Porém, o que estava ali para ver e ouvir era, antes de tudo, uma imagem “insegura”, talvez nem mesmo uma imagem como tal, mas que permitia essa sensação do presente (não é isso que o cinema sempre desejou?), mas colocada de modo a sentirmos a extrema intensidade daquele momento de ocupação da rua, e de reescrita dessa. Nessa situação, suponho que a câmera teve que se afastar dos olhos. Não mais uma câmera que “vê”, mas que, acima de tudo, oscila e mostra rastros, entre o furor do movimento ininterrupto e as interrupções bruscas das imagens pré-cinematógrafo, abrindo um espaço anacrônico. Há uma chamada à ação, clara e reiterativa, localizada na superfície mais legível (portanto mais afeita a enunciados) do som, montada sobre essas imagens que não narram nada, imagens que desfiguram, em intervalos regulares (cada conexão deve gerar uma experiência de transmissão específica), que nasce de um modelo distinto daquele que liga, em continuidade, o olho humano e a objetiva. Trata-se então de não só um modo singular de figurar a rua, esse espaço qualquer, que metaforiza a cidade, mas afinal de senti-la e ocupá-la, de lhe insuflar imaginário, de furar a disputa que se dá sobre a imagem desse espaço (que atinge hoje um dos pontos de maior intensidade e que devemos acompanhar fatalmente nos cinemas no ano que vem, o possível contraplano do telejornalismo), violando-o, tornando-o espelho de um movimento próprio do corpo, concebendo uma imagem que parece obstinada (pois há uma finalidade específica da encenação que parece ignorar esse potencial abstrato do visual) e caótica como formulação.

Esse divórcio do próprio enunciado esbaforido que a acompanha parece criar uma imagem quase impossível de se ver, uma imagem literalmente que não vê, e, por não ver, narra a rua, narra a parte invisível da rua que é ativada justamente pela sua ocupação e uso. Não se trata aqui de uma nostalgia das disjunções do cinema moderno entre som e quadro, mas de uma insuspeita linha que se desenha entre aqui e lá, passando por fora da arte, para quem sabe ressituá-la – é somente essa dança que a mantém de pé. Pois o que se viola aqui é o primado de continuidade entre o olho e visor (é algo como uma ideia nas mãos, o que vemos; uma ideia das mãos), entre enunciado e imagem (o que vemos não pode sugerir nenhuma finalidade objetiva), entre o pré e o pós-cinema, causando uma metamorfose que solicita um olhar para o que se dá a ver como matéria, o que está ali como experiência sensível e bruta, e que solicita um regime de atenção típico do espectador cinematográfico, um olhar montador, que desequilibra as forças.

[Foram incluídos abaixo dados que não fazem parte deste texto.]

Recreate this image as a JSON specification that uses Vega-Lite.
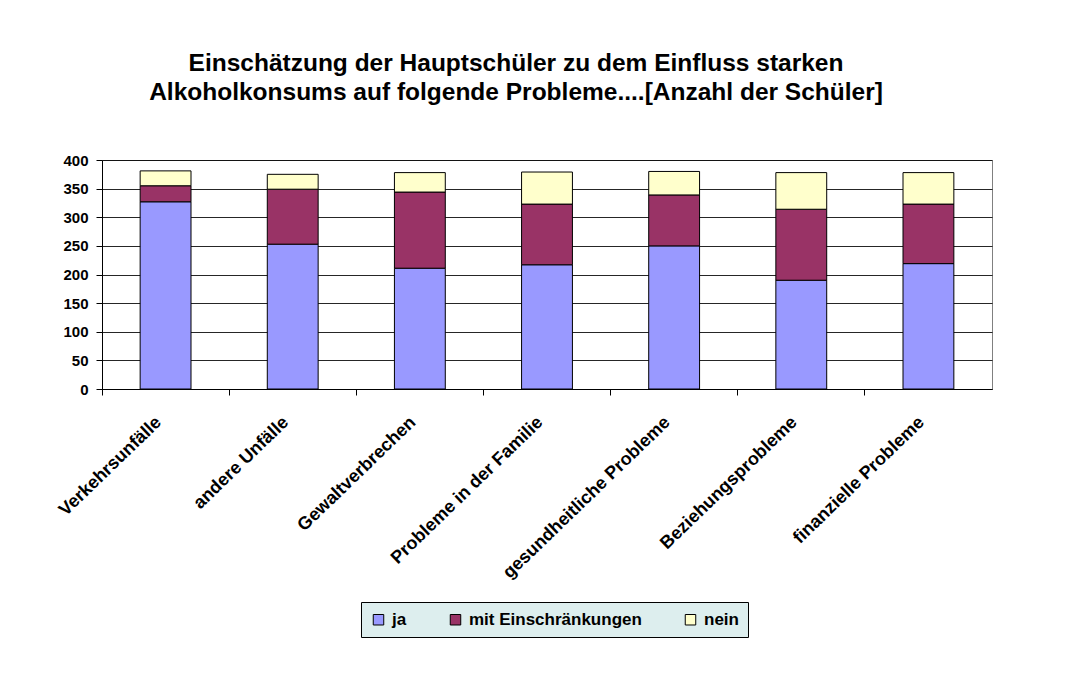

Essa entrada, sem pedir licença, no cinema parece apontar uma possibilidade de rachadura nos dois campos, de uma possibilidade de resistência abstrata porém afirmativa (não se trata de deriva aqui) na imagem, que expõe a fragilidade fundadora do telejornalismo (a vacuidade da imagem), e evoca um repertório de imagens do “cinema puro” (das vertentes que buscavam o específico pelo caminho do não-figurativo) dando-lhe uma posição veemente em relação ao mundo como imagem. Um registro longe da cabeça, do rosto, da identidade afinal, para uma espécie de composição semi involuntária do corpo movente, que registra somente os traços que decorrem deste trajeto durante aqueles minutos de tensão. Não é de um esvaziamento que se fala aqui, mas de uma composição de um modo, de uma imagem política no sentido hard (que almeja uma alteração específica dentro do espectro do sistema político e que narra um embate com as forças do Estado: polícia, delegacia, prisão) que cria comunidade, mesmo que fugaz, em torno de um gesto que se desdobra numa visibilidade que consegue representar esses cacos que compõem a rua e a cidade, essa cacofonia, numa síntese que viola os dois regimes que evoca (o jornalismo militante e a vanguarda). Daí, uma possibilidade de fuga e de invenção, de ressignificação da experiência sensível da cidade e de sua organização do que se pode ver ou não, naqueles poucos minutos, numa corrida à delegacia, com uma imagem urgente e inútil, propondo sua maneira de habitar a cidade como imagem (pois é neste terreno onde as maiores batalhas hoje travadas, especialmente no Rio), e da imagem com a cidade, como possibilidade de cartografia. Esse é o principal desafio que ela parece propor.